--- Stored data ---

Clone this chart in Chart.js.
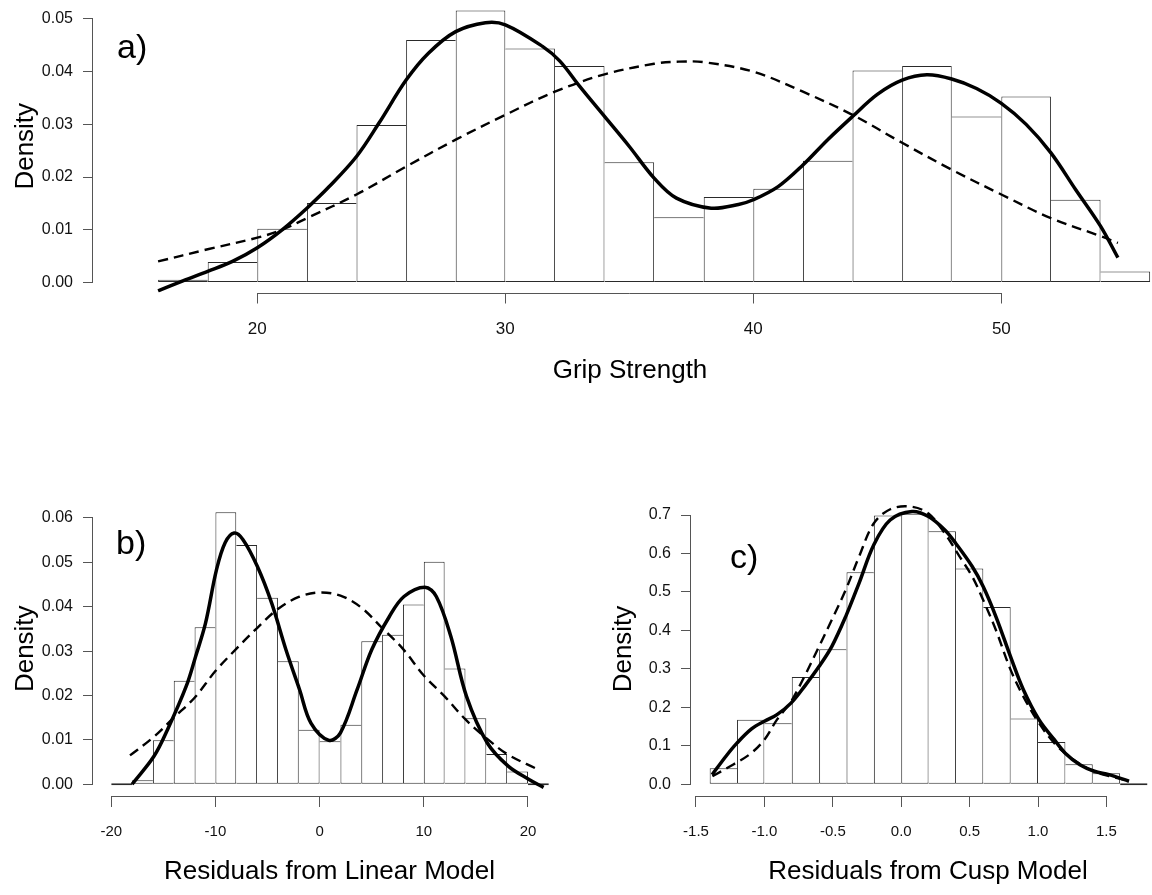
<!DOCTYPE html>
<html><head><meta charset="utf-8">
<script src="https://cdn.jsdelivr.net/npm/chart.js@4.4.1/dist/chart.umd.min.js"></script>
<style>
html,body{margin:0;padding:0;background:#fff;width:1152px;height:895px;overflow:hidden;position:relative;}
canvas{position:absolute;}
.lab{position:absolute;font-family:"Liberation Sans",Arial,sans-serif;font-size:34px;line-height:1;color:#000;}
</style></head><body>
<canvas id="ca" width="1167" height="400" style="left:0;top:0"></canvas>
<canvas id="cb" width="566" height="415" style="left:0;top:480px"></canvas>
<canvas id="cc" width="567" height="415" style="left:598px;top:480px"></canvas>
<div class="lab" style="left:117px;top:29px">a)</div>
<div class="lab" style="left:116px;top:525px">b)</div>
<div class="lab" style="left:730px;top:539px">c)</div>
<script>
// ---------- Panel a: Grip Strength ----------
const aBinEdges = [16,18,20,22,24,26,28,30,32,34,36,38,40,42,44,46,48,50,52,54,56];
const aDensity = [0.0005,0.0039,0.0102,0.0151,0.0299,0.0460,0.0516,0.0444,0.0411,0.0228,0.0124,0.0162,0.0178,0.0231,0.0402,0.0411,0.0315,0.0353,0.0157,0.0021];
const aKernelX = [16.0,17.0,18.0,19.0,20.0,21.0,22.0,22.9,24.0,24.9,26.0,26.9,28.0,29.2,30.0,31.5,32.2,33.0,34.0,35.0,36.0,36.9,38.3,39.4,40.0,41.0,42.0,43.0,44.0,45.0,46.0,47.0,48.0,49.0,50.0,51.0,52.0,53.0,54.0,54.7];
const aKernelY = [-0.0016,0.0003,0.0021,0.0040,0.0066,0.0100,0.0141,0.0182,0.0239,0.0302,0.0384,0.0435,0.0476,0.0493,0.0489,0.0448,0.0420,0.0372,0.0315,0.0258,0.0198,0.0160,0.0141,0.0148,0.0157,0.0182,0.0223,0.0271,0.0315,0.0357,0.0384,0.0394,0.0386,0.0368,0.0340,0.0300,0.0246,0.0176,0.0107,0.0047];
const aNormalX = [16.0,18.0,20.0,21.0,22.0,24.0,26.0,28.0,30.0,32.0,34.0,36.0,37.0,38.0,40.0,42.0,44.0,46.0,48.0,50.0,52.0,54.0,54.7];
const aNormalY = [0.0040,0.0063,0.0085,0.0100,0.0122,0.0167,0.0220,0.0271,0.0318,0.0362,0.0395,0.0415,0.0419,0.0418,0.0400,0.0362,0.0318,0.0265,0.0214,0.0167,0.0122,0.0088,0.0075];
const aXTicks = [20,30,40,50];
const aXTickLabels = ['20','30','40','50'];
const aYTicks = [0,0.01,0.02,0.03,0.04,0.05];
const aYTickLabels = ['0.00','0.01','0.02','0.03','0.04','0.05'];

// ---------- Panel b: Residuals from Linear Model ----------
const bBinEdges = [-20,-18,-16,-14,-12,-10,-8,-6,-4,-2,0,2,4,6,8,10,12,14,16,18,20,22];
const bDensity = [0,0.0009,0.0099,0.0233,0.0354,0.0613,0.0539,0.0420,0.0277,0.0123,0.0097,0.0134,0.0322,0.0337,0.0405,0.0501,0.0261,0.0149,0.0068,0.0029,0];
const bKernelX = [-18.0,-15.9,-14.6,-12.8,-11.9,-10.95,-9.9,-9.07,-8.2,-7.35,-5.98,-4.6,-3.23,-1.92,-0.83,0.89,2.0,3.6,5.0,6.7,8.1,10.1,11.2,12.6,14.1,16.1,18.1,20.1,21.5];
const bKernelY = [0.0000,0.0063,0.0123,0.0221,0.0288,0.0363,0.0483,0.0544,0.0566,0.0551,0.0491,0.0408,0.0303,0.0213,0.0138,0.0099,0.0116,0.0213,0.0303,0.0378,0.0423,0.0444,0.0423,0.0333,0.0198,0.0093,0.0041,0.0011,-0.0007];
const bNormalX = [-18.2,-16,-14,-12,-10,-8,-6,-4,-2,0,2,4,6,8,10,12,14,16,18,20.8];
const bNormalY = [0.0065,0.0105,0.0150,0.0195,0.0255,0.0305,0.0352,0.0395,0.0422,0.0432,0.0425,0.0398,0.0352,0.0305,0.0245,0.0198,0.0146,0.0104,0.0068,0.0035];
const bXTicks = [-20,-10,0,10,20];
const bXTickLabels = ['-20','-10','0','10','20'];
const bYTicks = [0,0.01,0.02,0.03,0.04,0.05,0.06];
const bYTickLabels = ['0.00','0.01','0.02','0.03','0.04','0.05','0.06'];

// ---------- Panel c: Residuals from Cusp Model ----------
const cBinEdges = [-1.4,-1.2,-1.0,-0.8,-0.6,-0.4,-0.2,0.0,0.2,0.4,0.6,0.8,1.0,1.2,1.4,1.6,1.8];
const cDensity = [0.042,0.168,0.159,0.279,0.351,0.551,0.699,0.703,0.658,0.561,0.461,0.171,0.110,0.052,0.029,0];
const cKernelX = [-1.382,-1.281,-1.201,-1.094,-1.0,-0.908,-0.806,-0.708,-0.601,-0.508,-0.406,-0.308,-0.201,-0.081,0.079,0.199,0.319,0.399,0.519,0.599,0.692,0.799,0.893,1.007,1.119,1.199,1.306,1.412,1.519,1.665];
const cKernelY = [0.025,0.073,0.107,0.144,0.164,0.181,0.211,0.254,0.306,0.358,0.436,0.523,0.622,0.687,0.709,0.696,0.661,0.626,0.566,0.514,0.436,0.332,0.246,0.168,0.116,0.081,0.051,0.034,0.025,0.008];
const cNormalX = [-1.38,-1.23,-1.10,-1.0,-0.908,-0.806,-0.708,-0.601,-0.508,-0.406,-0.308,-0.201,-0.08,0.066,0.199,0.319,0.427,0.519,0.599,0.692,0.799,0.893,1.007,1.119,1.226,1.333,1.44,1.546,1.626];
const cNormalY = [0.021,0.051,0.080,0.116,0.168,0.215,0.280,0.358,0.427,0.505,0.592,0.678,0.715,0.722,0.704,0.652,0.592,0.540,0.479,0.401,0.298,0.228,0.159,0.107,0.073,0.047,0.029,0.019,0.012];
const cXTicks = [-1.5,-1.0,-0.5,0.0,0.5,1.0,1.5];
const cXTickLabels = ['-1.5','-1.0','-0.5','0.0','0.5','1.0','1.5'];
const cYTicks = [0,0.1,0.2,0.3,0.4,0.5,0.6,0.7];
const cYTickLabels = ['0.0','0.1','0.2','0.3','0.4','0.5','0.6','0.7'];

const FONT = "'Liberation Sans', Arial, sans-serif";
const AXIS_COLOR = '#555';

const rAxes = {
  id: 'rAxes',
  afterDraw(chart) {
    const {ctx, chartArea} = chart;
    const x = chart.scales.x, y = chart.scales.y;
    const xt = x.ticks, yt = y.ticks;
    ctx.save();
    ctx.strokeStyle = AXIS_COLOR;
    ctx.lineWidth = 1;
    ctx.beginPath();
    const yb = Math.round(chartArea.bottom) + 0.5;
    ctx.moveTo(x.getPixelForValue(xt[0].value), yb);
    ctx.lineTo(x.getPixelForValue(xt[xt.length - 1].value), yb);
    const xl = Math.round(chartArea.left) - 0.5;
    ctx.moveTo(xl, y.getPixelForValue(yt[0].value));
    ctx.lineTo(xl, y.getPixelForValue(yt[yt.length - 1].value));
    ctx.stroke();
    ctx.restore();
  }
};

function histPoints(edges, dens) {
  return dens.map((d, i) => ({x: (edges[i] + edges[i + 1]) / 2, y: d}));
}
function curve(xs, ys) {
  return xs.map((v, i) => ({x: v, y: ys[i]}));
}

function makePanel(id, cfg) {
  const canvas = document.getElementById(id);
  const H = canvas.height;
  const d = cfg.density;
  const n = d.length;
  // each shared bin edge is drawn once, by the taller of the two neighbouring bars
  const bw = (c) => {
    const i = c.dataIndex;
    return {
      top: 1, bottom: 1,
      left: (i === 0 || d[i - 1] <= d[i]) ? 1 : 0,
      right: (i === n - 1 || d[i + 1] < d[i]) ? 1 : 0
    };
  };
  return new Chart(canvas, {
    type: 'bar',
    data: {
      datasets: [
        {
          type: 'line', data: curve(cfg.kx, cfg.ky), order: 1,
          borderColor: '#000', borderWidth: 3.5, pointRadius: 0, fill: false, tension: 0.35
        },
        {
          type: 'line', data: curve(cfg.nx, cfg.ny), order: 2,
          borderColor: '#000', borderWidth: 2.4, borderDash: [10, 6], pointRadius: 0, fill: false, tension: 0.35
        },
        {
          type: 'bar', data: histPoints(cfg.edges, d), order: 3,
          backgroundColor: '#fff', borderColor: '#2a2a2a', borderWidth: bw,
          borderSkipped: false, inflateAmount: 0, minBarLength: 2,
          barPercentage: 1, categoryPercentage: 1, grouped: false
        }
      ]
    },
    options: {
      responsive: false, animation: false, devicePixelRatio: 1,
      layout: {padding: {top: cfg.padTop, left: 0, right: 0, bottom: 0}},
      plugins: {legend: {display: false}, tooltip: {enabled: false}},
      scales: {
        x: {
          type: 'linear', position: 'bottom', min: cfg.xmin, max: cfg.xmax, bounds: 'data', offset: false,
          afterBuildTicks: (s) => { s.ticks = cfg.xticks.map(v => ({value: v})); },
          afterFit: (s) => { s.height = H - cfg.plotBottom; s.paddingLeft = 0; s.paddingRight = 0; },
          grid: {display: true, drawOnChartArea: false, drawTicks: true, tickLength: 11, tickColor: AXIS_COLOR, offset: false},
          border: {display: false},
          ticks: {autoSkip: false, maxRotation: 0, padding: 16, color: '#111',
                  font: {family: FONT, size: cfg.xTickSize},
                  callback: (v, i) => cfg.xlabels[i]},
          title: {display: true, text: cfg.xtitle, color: '#000', font: {family: FONT, size: 26},
                  padding: {top: 0, bottom: cfg.xTitlePad}}
        },
        y: {
          type: 'linear', position: 'left', min: cfg.ymin, max: cfg.ymax, bounds: 'data',
          afterBuildTicks: (s) => { s.ticks = cfg.yticks.map(v => ({value: v})); },
          afterFit: (s) => { s.width = 93; s.paddingTop = 0; s.paddingBottom = 0; },
          grid: {display: true, drawOnChartArea: false, drawTicks: true, tickLength: 10, tickColor: AXIS_COLOR},
          border: {display: false},
          ticks: {autoSkip: false, padding: 10, color: '#111',
                  font: {family: FONT, size: 16},
                  callback: (v, i) => cfg.ylabels[i]},
          title: {display: true, text: 'Density', color: '#000', font: {family: FONT, size: 26},
                  padding: {top: 10, bottom: 0}}
        }
      }
    },
    plugins: [rAxes]
  });
}

makePanel('ca', {
  edges: aBinEdges, density: aDensity, kx: aKernelX, ky: aKernelY, nx: aNormalX, ny: aNormalY,
  xticks: aXTicks, xlabels: aXTickLabels, yticks: aYTicks, ylabels: aYTickLabels,
  xmin: 13.375, xmax: 56.68, ymin: -0.0019, ymax: 0.0536,
  padTop: 0, plotBottom: 292.5, xTickSize: 17, xTitlePad: 13.7, xtitle: 'Grip Strength'
});
makePanel('cb', {
  edges: bBinEdges, density: bDensity, kx: bKernelX, ky: bKernelY, nx: bNormalX, ny: bNormalY,
  xticks: bXTicks, xlabels: bXTickLabels, yticks: bYTicks, ylabels: bYTickLabels,
  xmin: -21.75, xmax: 23.65, ymin: -0.00264, ymax: 0.0637,
  padTop: 21.5, plotBottom: 316, xTickSize: 15, xTitlePad: 7.7, xtitle: 'Residuals from Linear Model'
});
makePanel('cc', {
  edges: cBinEdges, density: cDensity, kx: cKernelX, ky: cKernelY, nx: cNormalX, ny: cNormalY,
  xticks: cXTicks, xlabels: cXTickLabels, yticks: cYTicks, ylabels: cYTickLabels,
  xmin: -1.5365, xmax: 1.928, ymin: -0.0304, ymax: 0.7338,
  padTop: 22, plotBottom: 316, xTickSize: 15, xTitlePad: 7.7, xtitle: 'Residuals from Cusp Model'
});
</script>
</body></html>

---

### Task requirements:
Begin at the first line of the material and copy each line exactly through the one containing "aYTickLabels = ['0.00','0.01','0.02','0.03','0.04','0.05'];". Omit pictures.

### Written response:
Clone this chart in Chart.js.
<!DOCTYPE html>
<html><head><meta charset="utf-8">
<script src="https://cdn.jsdelivr.net/npm/chart.js@4.4.1/dist/chart.umd.min.js"></script>
<style>
html,body{margin:0;padding:0;background:#fff;width:1152px;height:895px;overflow:hidden;position:relative;}
canvas{position:absolute;}
.lab{position:absolute;font-family:"Liberation Sans",Arial,sans-serif;font-size:34px;line-height:1;color:#000;}
</style></head><body>
<canvas id="ca" width="1167" height="400" style="left:0;top:0"></canvas>
<canvas id="cb" width="566" height="415" style="left:0;top:480px"></canvas>
<canvas id="cc" width="567" height="415" style="left:598px;top:480px"></canvas>
<div class="lab" style="left:117px;top:29px">a)</div>
<div class="lab" style="left:116px;top:525px">b)</div>
<div class="lab" style="left:730px;top:539px">c)</div>
<script>
// ---------- Panel a: Grip Strength ----------
const aBinEdges = [16,18,20,22,24,26,28,30,32,34,36,38,40,42,44,46,48,50,52,54,56];
const aDensity = [0.0005,0.0039,0.0102,0.0151,0.0299,0.0460,0.0516,0.0444,0.0411,0.0228,0.0124,0.0162,0.0178,0.0231,0.0402,0.0411,0.0315,0.0353,0.0157,0.0021];
const aKernelX = [16.0,17.0,18.0,19.0,20.0,21.0,22.0,22.9,24.0,24.9,26.0,26.9,28.0,29.2,30.0,31.5,32.2,33.0,34.0,35.0,36.0,36.9,38.3,39.4,40.0,41.0,42.0,43.0,44.0,45.0,46.0,47.0,48.0,49.0,50.0,51.0,52.0,53.0,54.0,54.7];
const aKernelY = [-0.0016,0.0003,0.0021,0.0040,0.0066,0.0100,0.0141,0.0182,0.0239,0.0302,0.0384,0.0435,0.0476,0.0493,0.0489,0.0448,0.0420,0.0372,0.0315,0.0258,0.0198,0.0160,0.0141,0.0148,0.0157,0.0182,0.0223,0.0271,0.0315,0.0357,0.0384,0.0394,0.0386,0.0368,0.0340,0.0300,0.0246,0.0176,0.0107,0.0047];
const aNormalX = [16.0,18.0,20.0,21.0,22.0,24.0,26.0,28.0,30.0,32.0,34.0,36.0,37.0,38.0,40.0,42.0,44.0,46.0,48.0,50.0,52.0,54.0,54.7];
const aNormalY = [0.0040,0.0063,0.0085,0.0100,0.0122,0.0167,0.0220,0.0271,0.0318,0.0362,0.0395,0.0415,0.0419,0.0418,0.0400,0.0362,0.0318,0.0265,0.0214,0.0167,0.0122,0.0088,0.0075];
const aXTicks = [20,30,40,50];
const aXTickLabels = ['20','30','40','50'];
const aYTicks = [0,0.01,0.02,0.03,0.04,0.05];
const aYTickLabels = ['0.00','0.01','0.02','0.03','0.04','0.05'];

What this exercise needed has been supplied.